[Directions for this task]: Return the material exactly, first line through the line containing "from matplotlib.lines import Line2D", and nothing more. Pictures stay out.

--- Provided material ---

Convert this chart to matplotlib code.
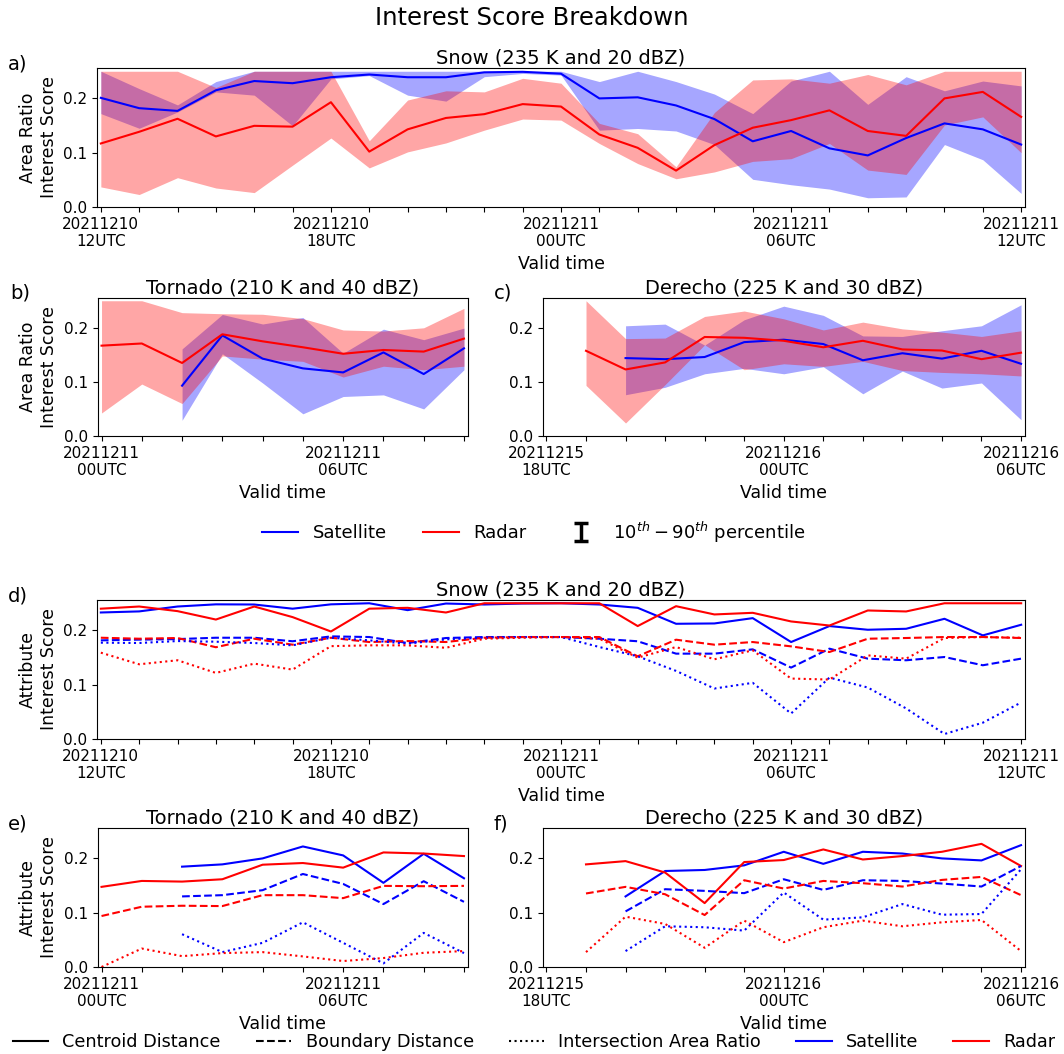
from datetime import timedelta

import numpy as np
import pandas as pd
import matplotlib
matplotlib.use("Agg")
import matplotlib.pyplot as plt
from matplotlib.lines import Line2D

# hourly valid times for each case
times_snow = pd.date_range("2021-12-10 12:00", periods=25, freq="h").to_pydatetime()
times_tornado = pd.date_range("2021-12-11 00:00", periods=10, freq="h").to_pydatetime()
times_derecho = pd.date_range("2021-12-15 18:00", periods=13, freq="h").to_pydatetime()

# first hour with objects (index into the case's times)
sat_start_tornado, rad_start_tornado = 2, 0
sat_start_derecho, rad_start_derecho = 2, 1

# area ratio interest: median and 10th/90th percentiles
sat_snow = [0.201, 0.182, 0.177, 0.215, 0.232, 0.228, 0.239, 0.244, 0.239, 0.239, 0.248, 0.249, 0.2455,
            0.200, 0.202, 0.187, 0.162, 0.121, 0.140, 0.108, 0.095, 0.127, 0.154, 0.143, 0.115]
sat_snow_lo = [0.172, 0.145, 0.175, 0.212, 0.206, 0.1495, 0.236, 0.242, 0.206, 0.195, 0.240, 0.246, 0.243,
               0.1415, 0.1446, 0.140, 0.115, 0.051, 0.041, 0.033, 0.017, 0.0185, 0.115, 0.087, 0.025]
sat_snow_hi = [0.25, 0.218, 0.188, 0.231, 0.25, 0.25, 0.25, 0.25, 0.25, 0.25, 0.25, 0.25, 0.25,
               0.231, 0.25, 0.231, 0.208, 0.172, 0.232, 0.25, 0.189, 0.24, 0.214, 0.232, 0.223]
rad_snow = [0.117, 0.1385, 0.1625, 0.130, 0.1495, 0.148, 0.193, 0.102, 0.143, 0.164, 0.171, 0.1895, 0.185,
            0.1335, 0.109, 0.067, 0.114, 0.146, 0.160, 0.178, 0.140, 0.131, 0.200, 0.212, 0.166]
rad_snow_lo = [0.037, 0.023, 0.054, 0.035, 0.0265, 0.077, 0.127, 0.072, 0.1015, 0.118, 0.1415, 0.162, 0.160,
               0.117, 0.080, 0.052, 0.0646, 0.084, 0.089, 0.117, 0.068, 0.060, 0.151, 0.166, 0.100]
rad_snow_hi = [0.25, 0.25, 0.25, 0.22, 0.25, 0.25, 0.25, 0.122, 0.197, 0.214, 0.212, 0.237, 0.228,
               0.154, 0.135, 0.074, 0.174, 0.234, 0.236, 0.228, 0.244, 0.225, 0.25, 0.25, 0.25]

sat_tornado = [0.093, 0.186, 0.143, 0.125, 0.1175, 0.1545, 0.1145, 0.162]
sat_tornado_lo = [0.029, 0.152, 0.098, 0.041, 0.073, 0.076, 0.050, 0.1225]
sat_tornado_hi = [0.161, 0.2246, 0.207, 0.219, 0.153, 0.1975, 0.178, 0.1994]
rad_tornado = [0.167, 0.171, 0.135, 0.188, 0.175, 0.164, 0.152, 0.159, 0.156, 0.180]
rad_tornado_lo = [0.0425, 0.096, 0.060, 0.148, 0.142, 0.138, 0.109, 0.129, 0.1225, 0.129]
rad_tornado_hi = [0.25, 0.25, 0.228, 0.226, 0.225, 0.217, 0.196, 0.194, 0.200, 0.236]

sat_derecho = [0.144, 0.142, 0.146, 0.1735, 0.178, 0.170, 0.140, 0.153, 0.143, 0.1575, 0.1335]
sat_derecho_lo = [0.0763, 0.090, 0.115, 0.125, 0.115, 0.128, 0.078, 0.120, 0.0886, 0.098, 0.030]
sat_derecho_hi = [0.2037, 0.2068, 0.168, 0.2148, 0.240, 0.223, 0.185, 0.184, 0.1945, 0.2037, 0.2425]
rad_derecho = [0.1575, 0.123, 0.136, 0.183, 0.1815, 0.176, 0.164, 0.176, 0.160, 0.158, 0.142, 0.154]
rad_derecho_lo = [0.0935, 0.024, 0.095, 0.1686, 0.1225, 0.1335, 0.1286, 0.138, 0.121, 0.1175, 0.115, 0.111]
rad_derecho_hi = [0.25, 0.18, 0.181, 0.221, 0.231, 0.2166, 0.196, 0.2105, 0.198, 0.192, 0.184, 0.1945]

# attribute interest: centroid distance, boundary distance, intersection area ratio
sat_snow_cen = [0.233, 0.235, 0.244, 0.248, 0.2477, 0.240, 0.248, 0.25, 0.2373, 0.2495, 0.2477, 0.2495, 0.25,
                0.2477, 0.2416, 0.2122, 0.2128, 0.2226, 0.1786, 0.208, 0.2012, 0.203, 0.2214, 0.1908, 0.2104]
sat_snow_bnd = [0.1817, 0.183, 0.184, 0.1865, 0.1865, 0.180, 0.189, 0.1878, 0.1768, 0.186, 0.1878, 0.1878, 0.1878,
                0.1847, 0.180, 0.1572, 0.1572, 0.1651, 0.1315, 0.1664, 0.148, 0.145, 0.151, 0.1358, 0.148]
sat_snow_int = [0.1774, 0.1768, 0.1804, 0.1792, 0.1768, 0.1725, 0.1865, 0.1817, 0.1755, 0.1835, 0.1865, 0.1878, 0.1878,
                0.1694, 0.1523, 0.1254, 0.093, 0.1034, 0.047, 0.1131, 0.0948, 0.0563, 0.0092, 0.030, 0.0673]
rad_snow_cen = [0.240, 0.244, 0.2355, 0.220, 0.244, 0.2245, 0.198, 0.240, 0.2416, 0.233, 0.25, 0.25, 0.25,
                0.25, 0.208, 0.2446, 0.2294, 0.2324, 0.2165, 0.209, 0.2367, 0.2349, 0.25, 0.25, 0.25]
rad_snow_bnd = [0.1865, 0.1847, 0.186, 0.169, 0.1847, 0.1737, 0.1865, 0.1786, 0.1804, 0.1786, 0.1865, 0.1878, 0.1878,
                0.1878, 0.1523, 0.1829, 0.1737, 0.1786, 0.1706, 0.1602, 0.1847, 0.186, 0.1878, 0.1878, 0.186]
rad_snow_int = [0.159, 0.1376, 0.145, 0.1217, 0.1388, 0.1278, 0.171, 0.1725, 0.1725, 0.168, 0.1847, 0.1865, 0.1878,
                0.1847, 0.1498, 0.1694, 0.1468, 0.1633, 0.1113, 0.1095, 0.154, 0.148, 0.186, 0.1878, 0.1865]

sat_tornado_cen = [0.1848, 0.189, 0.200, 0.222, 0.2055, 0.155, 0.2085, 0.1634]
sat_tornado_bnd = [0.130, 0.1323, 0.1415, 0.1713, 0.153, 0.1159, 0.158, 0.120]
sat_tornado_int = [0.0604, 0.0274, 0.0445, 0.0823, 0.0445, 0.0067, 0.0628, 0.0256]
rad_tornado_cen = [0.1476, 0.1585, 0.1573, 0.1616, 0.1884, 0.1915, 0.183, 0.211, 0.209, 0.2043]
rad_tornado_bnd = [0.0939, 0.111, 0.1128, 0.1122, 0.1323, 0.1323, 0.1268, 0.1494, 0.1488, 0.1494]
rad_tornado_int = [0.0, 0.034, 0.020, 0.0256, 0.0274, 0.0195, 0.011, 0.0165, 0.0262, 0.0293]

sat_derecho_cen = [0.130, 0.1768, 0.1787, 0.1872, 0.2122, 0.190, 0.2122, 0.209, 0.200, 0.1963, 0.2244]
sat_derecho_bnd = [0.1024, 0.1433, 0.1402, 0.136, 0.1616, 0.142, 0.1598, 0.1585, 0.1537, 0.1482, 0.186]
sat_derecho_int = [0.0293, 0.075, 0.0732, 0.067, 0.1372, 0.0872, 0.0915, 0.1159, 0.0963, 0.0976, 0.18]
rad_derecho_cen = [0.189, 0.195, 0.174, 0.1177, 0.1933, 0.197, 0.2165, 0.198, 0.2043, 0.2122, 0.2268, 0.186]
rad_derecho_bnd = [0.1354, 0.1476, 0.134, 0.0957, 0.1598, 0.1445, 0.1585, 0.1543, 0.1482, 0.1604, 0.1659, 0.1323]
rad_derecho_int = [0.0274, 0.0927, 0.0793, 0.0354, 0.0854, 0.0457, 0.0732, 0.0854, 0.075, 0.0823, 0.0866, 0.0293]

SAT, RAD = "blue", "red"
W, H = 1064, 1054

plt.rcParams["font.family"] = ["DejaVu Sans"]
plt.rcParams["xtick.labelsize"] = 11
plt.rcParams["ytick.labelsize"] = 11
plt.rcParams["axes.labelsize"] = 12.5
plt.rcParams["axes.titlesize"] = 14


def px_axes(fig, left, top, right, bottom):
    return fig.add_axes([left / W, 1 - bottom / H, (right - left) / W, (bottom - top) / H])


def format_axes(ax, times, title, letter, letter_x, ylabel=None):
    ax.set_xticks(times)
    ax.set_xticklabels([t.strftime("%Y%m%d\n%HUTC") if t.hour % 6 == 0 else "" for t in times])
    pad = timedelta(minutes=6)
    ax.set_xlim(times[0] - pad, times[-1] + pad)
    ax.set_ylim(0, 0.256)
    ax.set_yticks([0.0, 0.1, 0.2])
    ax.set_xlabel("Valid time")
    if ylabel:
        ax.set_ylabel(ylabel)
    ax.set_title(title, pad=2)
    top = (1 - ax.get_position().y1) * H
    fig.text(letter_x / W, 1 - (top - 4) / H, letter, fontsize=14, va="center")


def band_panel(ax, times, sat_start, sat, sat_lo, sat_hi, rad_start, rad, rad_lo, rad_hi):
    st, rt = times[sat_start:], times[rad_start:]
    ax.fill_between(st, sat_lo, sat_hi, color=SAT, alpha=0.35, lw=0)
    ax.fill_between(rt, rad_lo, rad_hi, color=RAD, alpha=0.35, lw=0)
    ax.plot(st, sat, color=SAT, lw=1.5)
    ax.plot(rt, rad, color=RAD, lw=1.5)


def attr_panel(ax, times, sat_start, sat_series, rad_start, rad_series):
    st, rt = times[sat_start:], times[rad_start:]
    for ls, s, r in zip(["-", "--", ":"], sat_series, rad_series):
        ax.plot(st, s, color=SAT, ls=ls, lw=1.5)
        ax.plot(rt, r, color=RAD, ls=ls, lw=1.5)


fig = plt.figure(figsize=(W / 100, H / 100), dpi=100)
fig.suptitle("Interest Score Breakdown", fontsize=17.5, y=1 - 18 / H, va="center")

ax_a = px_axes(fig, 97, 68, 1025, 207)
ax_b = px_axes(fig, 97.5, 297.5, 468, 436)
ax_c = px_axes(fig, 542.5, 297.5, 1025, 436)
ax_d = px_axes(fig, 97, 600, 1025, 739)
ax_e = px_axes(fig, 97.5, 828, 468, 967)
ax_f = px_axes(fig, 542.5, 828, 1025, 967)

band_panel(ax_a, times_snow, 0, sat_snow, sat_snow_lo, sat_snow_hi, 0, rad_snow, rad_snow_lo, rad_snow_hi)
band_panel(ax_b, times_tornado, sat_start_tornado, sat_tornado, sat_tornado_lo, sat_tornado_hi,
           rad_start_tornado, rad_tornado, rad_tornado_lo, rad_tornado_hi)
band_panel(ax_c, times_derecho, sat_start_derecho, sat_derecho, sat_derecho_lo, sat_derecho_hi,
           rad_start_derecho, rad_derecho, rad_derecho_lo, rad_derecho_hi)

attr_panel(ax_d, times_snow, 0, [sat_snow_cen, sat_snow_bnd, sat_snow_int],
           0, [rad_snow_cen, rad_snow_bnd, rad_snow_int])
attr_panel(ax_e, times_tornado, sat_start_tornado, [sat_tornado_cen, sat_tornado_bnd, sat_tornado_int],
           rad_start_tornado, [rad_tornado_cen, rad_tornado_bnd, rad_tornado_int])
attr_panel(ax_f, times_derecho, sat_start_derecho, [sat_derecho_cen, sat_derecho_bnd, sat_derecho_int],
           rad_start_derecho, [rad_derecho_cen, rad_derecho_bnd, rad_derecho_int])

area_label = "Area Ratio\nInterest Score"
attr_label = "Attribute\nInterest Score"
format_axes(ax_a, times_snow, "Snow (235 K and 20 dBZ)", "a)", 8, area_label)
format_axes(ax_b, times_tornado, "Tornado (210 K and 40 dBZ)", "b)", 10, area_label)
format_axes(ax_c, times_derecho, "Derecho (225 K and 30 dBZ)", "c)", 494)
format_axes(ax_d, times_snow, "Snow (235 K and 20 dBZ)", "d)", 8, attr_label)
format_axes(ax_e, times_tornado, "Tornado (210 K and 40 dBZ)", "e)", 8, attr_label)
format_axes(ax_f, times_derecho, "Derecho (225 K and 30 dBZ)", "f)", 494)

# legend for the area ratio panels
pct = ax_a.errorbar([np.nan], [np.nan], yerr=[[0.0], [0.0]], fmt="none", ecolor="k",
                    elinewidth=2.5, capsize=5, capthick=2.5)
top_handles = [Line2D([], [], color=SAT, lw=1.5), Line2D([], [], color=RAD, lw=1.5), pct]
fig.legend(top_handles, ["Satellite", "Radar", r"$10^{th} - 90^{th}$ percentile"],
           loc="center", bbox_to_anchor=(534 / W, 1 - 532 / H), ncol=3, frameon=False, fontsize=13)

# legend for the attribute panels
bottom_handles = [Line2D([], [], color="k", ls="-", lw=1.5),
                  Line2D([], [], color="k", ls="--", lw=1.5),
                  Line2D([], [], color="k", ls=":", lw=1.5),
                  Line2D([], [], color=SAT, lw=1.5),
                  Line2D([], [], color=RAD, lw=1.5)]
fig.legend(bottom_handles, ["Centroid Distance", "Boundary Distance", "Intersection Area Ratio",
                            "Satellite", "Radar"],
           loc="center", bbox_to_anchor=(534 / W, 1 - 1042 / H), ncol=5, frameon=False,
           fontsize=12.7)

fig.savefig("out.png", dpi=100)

---

[Worked solution]:
Convert this chart to matplotlib code.
from datetime import timedelta

import numpy as np
import pandas as pd
import matplotlib
matplotlib.use("Agg")
import matplotlib.pyplot as plt
from matplotlib.lines import Line2D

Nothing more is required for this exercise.